--- WHAT NEEDS TO BE DONE ---
Pictures must not be retyped. Return exactly the lines from the one with "Generate a component" through the one with "ctx.fillText(TITLE, 561, 57);", both included, and no others.

--- ENTRIES SUPPLIED ---
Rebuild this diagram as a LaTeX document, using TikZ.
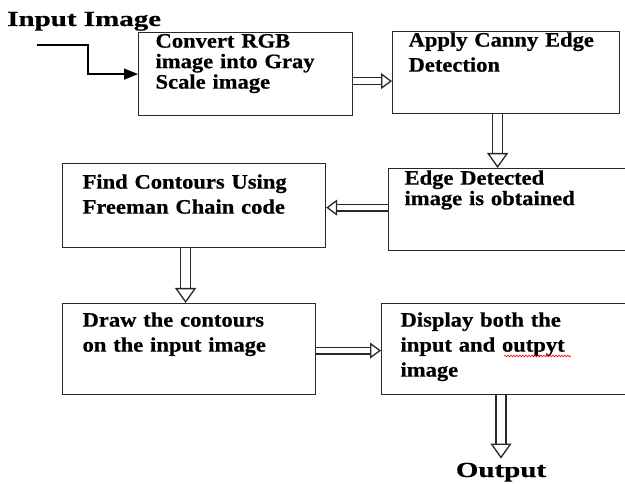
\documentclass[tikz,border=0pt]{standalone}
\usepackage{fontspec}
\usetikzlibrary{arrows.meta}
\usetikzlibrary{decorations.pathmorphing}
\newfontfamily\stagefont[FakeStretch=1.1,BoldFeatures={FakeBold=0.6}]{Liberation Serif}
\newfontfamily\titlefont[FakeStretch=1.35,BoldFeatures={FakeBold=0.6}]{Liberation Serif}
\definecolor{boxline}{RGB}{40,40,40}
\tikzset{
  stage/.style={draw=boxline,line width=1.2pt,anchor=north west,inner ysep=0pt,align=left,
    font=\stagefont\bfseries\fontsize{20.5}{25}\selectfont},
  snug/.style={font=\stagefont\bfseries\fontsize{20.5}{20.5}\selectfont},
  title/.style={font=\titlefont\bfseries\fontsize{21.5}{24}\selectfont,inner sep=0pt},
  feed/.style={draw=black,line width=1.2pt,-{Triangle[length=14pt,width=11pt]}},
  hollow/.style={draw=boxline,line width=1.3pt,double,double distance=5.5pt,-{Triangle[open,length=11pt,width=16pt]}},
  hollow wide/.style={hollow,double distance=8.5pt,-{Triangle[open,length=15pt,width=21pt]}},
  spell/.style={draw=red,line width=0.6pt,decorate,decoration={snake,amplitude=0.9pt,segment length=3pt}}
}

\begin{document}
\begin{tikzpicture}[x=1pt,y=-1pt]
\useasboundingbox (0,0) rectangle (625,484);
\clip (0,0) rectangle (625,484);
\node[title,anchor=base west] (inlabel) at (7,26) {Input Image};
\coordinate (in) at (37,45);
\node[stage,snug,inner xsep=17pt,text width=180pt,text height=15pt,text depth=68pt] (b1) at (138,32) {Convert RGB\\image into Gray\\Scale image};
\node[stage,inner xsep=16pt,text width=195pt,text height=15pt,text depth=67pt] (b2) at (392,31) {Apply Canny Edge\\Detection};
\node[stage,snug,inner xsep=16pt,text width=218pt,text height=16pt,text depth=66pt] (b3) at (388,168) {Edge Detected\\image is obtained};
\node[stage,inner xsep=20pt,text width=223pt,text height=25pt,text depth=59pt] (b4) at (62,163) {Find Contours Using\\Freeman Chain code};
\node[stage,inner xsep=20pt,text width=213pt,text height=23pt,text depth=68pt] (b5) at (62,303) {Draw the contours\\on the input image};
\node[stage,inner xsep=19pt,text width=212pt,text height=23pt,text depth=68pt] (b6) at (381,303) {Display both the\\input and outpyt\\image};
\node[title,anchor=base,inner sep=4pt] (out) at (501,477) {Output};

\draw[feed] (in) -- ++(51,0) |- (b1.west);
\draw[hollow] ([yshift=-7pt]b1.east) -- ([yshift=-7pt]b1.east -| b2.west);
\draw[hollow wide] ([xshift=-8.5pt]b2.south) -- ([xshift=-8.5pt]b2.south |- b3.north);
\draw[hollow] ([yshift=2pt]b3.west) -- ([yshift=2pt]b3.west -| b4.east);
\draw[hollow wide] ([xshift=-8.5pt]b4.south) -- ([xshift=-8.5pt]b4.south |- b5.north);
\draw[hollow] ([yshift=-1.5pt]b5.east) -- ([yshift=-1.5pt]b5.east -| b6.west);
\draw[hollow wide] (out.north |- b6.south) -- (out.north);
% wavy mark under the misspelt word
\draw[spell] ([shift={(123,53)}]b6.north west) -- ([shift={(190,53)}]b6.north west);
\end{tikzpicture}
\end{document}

--

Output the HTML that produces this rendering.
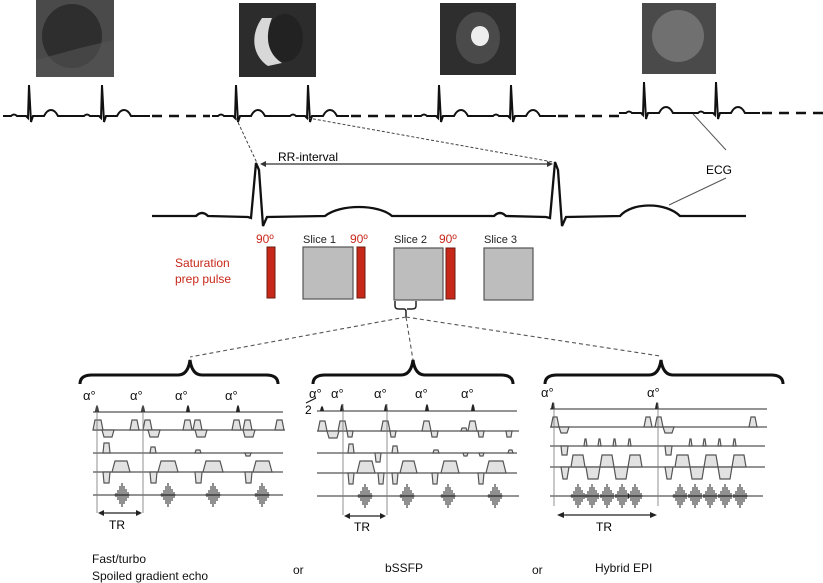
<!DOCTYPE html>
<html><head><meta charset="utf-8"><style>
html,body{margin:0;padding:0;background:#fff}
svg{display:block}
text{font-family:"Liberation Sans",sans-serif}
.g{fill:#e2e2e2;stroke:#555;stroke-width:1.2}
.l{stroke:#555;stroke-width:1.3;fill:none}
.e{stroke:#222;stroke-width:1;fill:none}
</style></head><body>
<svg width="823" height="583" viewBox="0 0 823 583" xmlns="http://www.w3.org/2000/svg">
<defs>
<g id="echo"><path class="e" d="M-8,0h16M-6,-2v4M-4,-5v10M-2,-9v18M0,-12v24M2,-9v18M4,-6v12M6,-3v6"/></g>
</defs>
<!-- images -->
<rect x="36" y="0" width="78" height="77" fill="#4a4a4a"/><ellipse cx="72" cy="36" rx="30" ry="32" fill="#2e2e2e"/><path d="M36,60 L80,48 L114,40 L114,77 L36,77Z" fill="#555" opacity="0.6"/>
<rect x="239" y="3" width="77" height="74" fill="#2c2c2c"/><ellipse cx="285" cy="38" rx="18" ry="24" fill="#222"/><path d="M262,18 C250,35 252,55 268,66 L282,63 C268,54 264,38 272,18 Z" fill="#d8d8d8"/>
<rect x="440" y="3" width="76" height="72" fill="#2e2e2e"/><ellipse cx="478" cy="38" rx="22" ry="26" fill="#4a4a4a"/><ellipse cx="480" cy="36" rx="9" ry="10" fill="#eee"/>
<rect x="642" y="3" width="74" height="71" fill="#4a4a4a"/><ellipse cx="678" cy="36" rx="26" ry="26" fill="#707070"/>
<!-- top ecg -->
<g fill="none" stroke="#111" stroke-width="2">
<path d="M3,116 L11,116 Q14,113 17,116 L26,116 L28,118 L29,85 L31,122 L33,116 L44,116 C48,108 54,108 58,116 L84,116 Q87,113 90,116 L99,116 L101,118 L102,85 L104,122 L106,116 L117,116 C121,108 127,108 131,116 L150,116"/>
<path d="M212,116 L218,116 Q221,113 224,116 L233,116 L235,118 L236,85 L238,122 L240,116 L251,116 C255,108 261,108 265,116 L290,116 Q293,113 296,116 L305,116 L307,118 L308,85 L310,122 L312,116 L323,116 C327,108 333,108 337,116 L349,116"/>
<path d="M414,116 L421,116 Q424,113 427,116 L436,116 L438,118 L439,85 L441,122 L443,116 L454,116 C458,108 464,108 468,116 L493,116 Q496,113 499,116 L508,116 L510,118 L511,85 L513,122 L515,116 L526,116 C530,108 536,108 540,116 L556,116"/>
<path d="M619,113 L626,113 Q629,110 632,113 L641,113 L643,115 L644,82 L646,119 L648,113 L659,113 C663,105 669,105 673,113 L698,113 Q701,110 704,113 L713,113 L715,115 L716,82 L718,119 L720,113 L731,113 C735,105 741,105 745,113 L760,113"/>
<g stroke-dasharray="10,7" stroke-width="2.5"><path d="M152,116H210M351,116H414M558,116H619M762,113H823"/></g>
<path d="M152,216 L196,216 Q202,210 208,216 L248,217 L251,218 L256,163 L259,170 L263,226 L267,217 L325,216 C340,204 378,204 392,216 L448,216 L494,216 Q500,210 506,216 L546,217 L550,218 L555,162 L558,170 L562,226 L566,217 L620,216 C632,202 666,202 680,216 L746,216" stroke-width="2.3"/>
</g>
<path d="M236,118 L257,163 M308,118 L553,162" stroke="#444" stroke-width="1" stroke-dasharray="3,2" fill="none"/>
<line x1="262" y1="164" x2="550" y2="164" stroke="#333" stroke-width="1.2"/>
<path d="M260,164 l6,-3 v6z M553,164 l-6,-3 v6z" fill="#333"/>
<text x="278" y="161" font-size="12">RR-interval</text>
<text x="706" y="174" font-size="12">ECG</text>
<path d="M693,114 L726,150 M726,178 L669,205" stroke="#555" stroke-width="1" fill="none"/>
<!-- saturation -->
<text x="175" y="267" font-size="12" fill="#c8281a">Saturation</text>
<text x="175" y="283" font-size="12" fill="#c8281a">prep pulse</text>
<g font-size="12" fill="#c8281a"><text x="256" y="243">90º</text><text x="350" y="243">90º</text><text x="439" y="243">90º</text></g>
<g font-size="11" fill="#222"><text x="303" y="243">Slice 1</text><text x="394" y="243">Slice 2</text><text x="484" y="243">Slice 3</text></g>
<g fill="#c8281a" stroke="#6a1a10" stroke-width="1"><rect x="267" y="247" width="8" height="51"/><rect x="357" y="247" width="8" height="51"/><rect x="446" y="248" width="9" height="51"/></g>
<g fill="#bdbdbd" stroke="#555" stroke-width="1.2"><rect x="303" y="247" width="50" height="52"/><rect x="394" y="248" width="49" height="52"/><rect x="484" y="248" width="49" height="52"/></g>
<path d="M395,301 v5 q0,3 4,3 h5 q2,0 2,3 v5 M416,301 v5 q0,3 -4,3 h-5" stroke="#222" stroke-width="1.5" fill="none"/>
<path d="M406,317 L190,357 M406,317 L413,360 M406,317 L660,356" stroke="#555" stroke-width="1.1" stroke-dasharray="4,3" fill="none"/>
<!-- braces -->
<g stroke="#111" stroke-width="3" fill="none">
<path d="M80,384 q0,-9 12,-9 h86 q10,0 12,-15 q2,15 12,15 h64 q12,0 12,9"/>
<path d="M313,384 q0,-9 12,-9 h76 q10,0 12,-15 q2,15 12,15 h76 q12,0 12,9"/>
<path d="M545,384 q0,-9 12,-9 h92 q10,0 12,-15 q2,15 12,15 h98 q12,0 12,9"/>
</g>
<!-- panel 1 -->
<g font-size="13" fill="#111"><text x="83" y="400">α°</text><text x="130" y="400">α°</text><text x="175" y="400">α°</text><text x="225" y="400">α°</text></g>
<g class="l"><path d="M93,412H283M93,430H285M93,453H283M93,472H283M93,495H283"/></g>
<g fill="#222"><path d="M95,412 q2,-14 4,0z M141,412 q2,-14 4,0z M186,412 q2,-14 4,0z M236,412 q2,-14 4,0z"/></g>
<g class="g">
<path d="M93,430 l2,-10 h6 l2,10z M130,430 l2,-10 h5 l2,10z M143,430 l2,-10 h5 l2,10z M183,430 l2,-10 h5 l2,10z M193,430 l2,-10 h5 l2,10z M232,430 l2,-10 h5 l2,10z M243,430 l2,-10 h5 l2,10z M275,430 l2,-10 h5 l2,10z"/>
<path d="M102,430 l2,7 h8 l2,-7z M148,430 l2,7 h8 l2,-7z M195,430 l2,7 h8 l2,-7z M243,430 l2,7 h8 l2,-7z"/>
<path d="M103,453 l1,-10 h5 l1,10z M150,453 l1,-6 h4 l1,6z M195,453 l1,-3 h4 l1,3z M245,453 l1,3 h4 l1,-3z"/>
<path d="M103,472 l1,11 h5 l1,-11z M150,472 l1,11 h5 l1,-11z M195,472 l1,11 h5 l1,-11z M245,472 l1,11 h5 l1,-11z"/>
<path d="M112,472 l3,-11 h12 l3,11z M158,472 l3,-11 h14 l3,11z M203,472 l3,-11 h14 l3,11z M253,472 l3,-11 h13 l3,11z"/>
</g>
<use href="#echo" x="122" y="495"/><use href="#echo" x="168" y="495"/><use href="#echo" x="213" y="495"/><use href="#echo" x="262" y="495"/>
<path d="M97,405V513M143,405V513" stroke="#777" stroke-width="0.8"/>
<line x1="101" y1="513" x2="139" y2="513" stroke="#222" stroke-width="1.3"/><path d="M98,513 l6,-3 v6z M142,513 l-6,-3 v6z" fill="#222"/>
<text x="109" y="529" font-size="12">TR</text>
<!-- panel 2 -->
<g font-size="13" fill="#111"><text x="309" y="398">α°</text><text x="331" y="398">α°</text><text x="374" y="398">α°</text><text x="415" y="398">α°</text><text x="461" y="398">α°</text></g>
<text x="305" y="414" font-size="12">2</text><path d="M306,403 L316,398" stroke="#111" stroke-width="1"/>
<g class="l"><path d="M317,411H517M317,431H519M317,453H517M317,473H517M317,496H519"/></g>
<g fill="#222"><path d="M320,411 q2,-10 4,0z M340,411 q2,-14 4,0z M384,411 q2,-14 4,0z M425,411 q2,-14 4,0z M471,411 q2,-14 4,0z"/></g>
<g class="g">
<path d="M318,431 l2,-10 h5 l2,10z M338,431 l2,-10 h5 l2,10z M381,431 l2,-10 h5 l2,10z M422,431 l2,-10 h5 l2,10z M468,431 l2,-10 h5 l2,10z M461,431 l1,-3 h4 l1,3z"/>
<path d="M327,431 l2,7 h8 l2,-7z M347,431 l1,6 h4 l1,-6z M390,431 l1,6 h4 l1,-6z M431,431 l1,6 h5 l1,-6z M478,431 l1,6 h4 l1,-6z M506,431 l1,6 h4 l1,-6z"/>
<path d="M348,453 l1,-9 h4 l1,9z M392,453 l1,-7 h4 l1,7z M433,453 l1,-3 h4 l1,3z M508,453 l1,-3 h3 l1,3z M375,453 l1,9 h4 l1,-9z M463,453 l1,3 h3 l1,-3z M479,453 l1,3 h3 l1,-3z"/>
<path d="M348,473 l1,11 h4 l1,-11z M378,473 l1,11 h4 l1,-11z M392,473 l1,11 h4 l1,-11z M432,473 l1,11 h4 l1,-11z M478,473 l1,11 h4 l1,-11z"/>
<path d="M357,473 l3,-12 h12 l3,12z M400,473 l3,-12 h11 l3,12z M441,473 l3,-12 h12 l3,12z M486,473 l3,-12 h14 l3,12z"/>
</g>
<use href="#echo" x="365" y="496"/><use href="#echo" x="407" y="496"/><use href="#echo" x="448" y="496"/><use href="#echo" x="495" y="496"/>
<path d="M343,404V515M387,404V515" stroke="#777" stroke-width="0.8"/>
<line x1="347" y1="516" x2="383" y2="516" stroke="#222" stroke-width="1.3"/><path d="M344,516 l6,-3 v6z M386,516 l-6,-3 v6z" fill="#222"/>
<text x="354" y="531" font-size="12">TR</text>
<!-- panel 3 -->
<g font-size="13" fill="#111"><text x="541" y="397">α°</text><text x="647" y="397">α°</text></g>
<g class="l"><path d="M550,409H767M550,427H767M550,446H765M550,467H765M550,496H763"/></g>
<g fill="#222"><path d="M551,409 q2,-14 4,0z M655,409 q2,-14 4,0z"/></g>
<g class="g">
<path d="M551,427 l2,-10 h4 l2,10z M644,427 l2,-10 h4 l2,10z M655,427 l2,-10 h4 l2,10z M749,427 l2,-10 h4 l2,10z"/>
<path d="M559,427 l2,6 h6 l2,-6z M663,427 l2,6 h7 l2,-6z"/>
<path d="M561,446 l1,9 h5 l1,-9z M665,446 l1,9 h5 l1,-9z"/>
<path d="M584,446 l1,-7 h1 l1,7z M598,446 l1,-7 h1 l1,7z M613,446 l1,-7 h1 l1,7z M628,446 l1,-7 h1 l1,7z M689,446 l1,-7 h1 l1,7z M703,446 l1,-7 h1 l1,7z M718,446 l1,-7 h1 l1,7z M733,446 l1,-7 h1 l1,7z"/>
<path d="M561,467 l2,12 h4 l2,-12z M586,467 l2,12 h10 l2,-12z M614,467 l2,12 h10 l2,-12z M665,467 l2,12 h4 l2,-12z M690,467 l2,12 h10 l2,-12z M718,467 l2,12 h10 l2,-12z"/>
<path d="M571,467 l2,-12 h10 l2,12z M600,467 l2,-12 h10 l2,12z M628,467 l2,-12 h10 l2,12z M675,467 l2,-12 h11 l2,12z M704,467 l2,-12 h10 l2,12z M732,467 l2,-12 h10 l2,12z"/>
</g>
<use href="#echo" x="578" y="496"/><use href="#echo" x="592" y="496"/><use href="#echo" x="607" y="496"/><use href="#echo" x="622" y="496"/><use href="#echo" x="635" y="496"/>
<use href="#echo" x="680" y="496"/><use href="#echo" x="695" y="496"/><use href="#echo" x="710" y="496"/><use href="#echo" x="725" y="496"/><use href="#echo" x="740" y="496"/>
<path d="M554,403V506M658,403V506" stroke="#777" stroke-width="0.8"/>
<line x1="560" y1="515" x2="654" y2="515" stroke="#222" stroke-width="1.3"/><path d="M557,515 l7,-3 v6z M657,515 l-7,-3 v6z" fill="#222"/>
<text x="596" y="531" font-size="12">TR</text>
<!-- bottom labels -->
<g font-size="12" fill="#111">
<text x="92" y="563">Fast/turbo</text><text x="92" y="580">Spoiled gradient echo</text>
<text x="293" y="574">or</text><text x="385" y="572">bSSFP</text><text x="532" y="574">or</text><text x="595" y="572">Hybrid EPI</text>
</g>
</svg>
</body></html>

==

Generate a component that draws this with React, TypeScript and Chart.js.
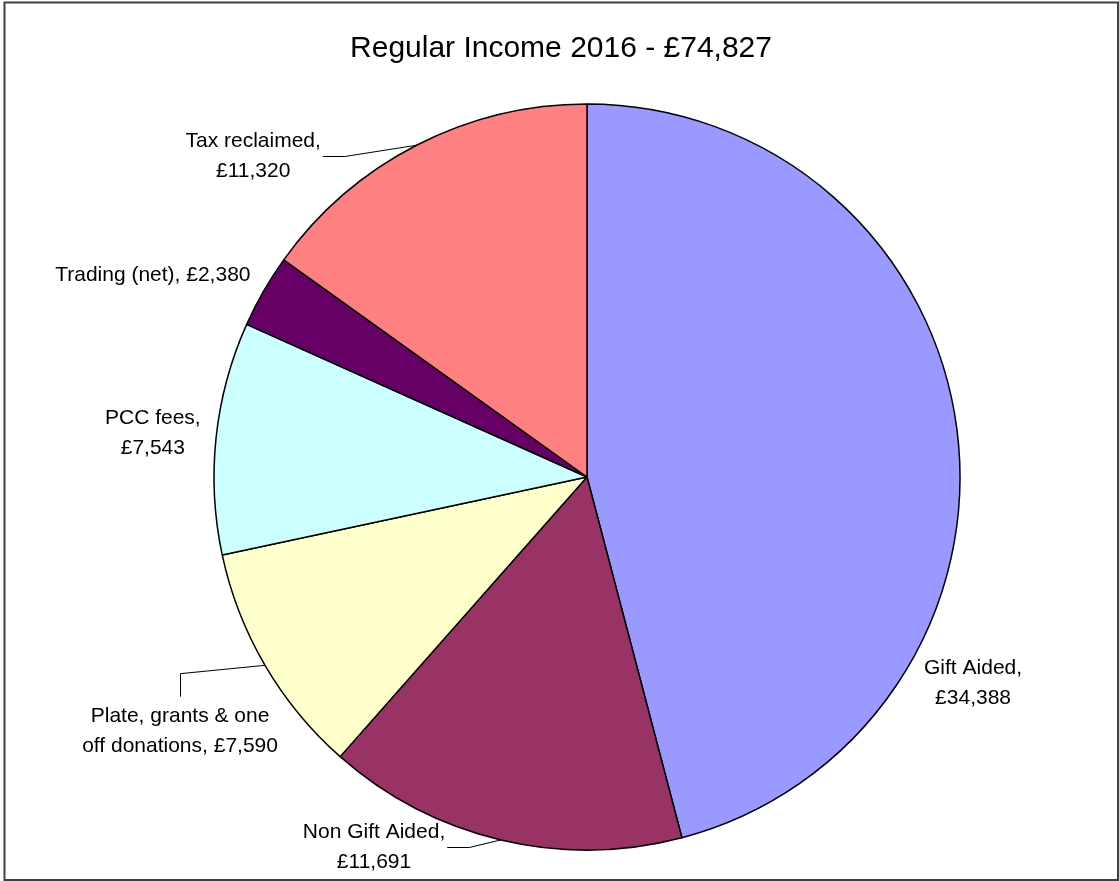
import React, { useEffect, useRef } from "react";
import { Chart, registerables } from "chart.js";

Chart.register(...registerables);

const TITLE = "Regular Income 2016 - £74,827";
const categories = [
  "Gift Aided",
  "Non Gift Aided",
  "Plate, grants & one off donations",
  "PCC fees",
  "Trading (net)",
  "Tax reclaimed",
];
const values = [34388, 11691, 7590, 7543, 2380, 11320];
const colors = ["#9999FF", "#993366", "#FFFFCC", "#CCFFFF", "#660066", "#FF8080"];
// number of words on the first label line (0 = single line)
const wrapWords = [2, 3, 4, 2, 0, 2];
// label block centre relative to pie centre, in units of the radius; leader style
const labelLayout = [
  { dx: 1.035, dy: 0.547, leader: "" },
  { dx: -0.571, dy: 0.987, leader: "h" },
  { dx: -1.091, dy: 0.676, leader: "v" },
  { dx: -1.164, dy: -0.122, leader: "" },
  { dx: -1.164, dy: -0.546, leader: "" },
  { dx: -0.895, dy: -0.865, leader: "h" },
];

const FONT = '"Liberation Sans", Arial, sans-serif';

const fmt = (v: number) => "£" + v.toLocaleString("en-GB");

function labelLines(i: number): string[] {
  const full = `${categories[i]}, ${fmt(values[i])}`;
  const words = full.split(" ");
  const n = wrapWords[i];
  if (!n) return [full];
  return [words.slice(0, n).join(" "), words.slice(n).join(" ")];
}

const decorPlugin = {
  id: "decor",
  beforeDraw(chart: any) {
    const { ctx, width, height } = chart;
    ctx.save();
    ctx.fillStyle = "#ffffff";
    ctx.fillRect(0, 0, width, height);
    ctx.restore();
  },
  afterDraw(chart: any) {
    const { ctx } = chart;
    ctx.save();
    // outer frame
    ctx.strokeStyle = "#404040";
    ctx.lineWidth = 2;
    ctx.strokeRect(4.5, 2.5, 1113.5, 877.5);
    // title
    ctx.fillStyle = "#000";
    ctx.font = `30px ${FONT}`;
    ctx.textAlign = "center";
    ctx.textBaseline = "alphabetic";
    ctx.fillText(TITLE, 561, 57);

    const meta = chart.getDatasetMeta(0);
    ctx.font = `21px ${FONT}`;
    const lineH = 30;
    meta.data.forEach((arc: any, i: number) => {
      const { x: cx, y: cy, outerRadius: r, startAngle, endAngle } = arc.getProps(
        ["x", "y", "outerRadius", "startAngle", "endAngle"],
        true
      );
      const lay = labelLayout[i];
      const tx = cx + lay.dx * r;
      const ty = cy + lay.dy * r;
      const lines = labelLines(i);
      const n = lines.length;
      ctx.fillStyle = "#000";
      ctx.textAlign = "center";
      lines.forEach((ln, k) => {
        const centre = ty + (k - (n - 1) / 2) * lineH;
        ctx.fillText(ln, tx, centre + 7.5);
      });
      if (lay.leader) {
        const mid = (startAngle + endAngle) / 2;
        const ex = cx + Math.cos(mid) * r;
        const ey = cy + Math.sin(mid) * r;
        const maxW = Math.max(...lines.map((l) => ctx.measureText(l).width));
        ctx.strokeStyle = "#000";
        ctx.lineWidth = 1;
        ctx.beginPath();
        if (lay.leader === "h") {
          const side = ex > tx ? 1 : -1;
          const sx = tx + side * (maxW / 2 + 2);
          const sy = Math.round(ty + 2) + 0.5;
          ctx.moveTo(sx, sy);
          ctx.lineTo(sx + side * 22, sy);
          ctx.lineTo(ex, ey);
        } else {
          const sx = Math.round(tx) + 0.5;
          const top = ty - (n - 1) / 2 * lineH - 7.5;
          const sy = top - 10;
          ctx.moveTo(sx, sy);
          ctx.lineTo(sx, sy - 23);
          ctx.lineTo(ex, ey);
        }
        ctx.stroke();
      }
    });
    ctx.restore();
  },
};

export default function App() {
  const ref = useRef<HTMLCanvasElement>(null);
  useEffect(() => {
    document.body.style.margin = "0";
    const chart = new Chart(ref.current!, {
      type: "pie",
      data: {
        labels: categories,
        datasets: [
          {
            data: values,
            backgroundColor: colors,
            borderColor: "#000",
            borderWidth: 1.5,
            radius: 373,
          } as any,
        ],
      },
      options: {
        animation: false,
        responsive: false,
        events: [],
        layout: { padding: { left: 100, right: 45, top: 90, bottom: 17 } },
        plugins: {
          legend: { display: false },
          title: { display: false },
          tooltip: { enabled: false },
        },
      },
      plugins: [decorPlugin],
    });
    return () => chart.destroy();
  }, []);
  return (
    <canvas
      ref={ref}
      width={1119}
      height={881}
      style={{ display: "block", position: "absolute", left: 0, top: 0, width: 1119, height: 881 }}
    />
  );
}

--- RESPONSE BELOW ---
Generate a component that draws this with React, TypeScript and Chart.js.
import React, { useEffect, useRef } from "react";
import { Chart, registerables } from "chart.js";

Chart.register(...registerables);

const TITLE = "Regular Income 2016 - £74,827";
const categories = [
  "Gift Aided",
  "Non Gift Aided",
  "Plate, grants & one off donations",
  "PCC fees",
  "Trading (net)",
  "Tax reclaimed",
];
const values = [34388, 11691, 7590, 7543, 2380, 11320];
const colors = ["#9999FF", "#993366", "#FFFFCC", "#CCFFFF", "#660066", "#FF8080"];
// number of words on the first label line (0 = single line)
const wrapWords = [2, 3, 4, 2, 0, 2];
// label block centre relative to pie centre, in units of the radius; leader style
const labelLayout = [
  { dx: 1.035, dy: 0.547, leader: "" },
  { dx: -0.571, dy: 0.987, leader: "h" },
  { dx: -1.091, dy: 0.676, leader: "v" },
  { dx: -1.164, dy: -0.122, leader: "" },
  { dx: -1.164, dy: -0.546, leader: "" },
  { dx: -0.895, dy: -0.865, leader: "h" },
];

const FONT = '"Liberation Sans", Arial, sans-serif';

const fmt = (v: number) => "£" + v.toLocaleString("en-GB");

function labelLines(i: number): string[] {
  const full = `${categories[i]}, ${fmt(values[i])}`;
  const words = full.split(" ");
  const n = wrapWords[i];
  if (!n) return [full];
  return [words.slice(0, n).join(" "), words.slice(n).join(" ")];
}

const decorPlugin = {
  id: "decor",
  beforeDraw(chart: any) {
    const { ctx, width, height } = chart;
    ctx.save();
    ctx.fillStyle = "#ffffff";
    ctx.fillRect(0, 0, width, height);
    ctx.restore();
  },
  afterDraw(chart: any) {
    const { ctx } = chart;
    ctx.save();
    // outer frame
    ctx.strokeStyle = "#404040";
    ctx.lineWidth = 2;
    ctx.strokeRect(4.5, 2.5, 1113.5, 877.5);
    // title
    ctx.fillStyle = "#000";
    ctx.font = `30px ${FONT}`;
    ctx.textAlign = "center";
    ctx.textBaseline = "alphabetic";
    ctx.fillText(TITLE, 561, 57);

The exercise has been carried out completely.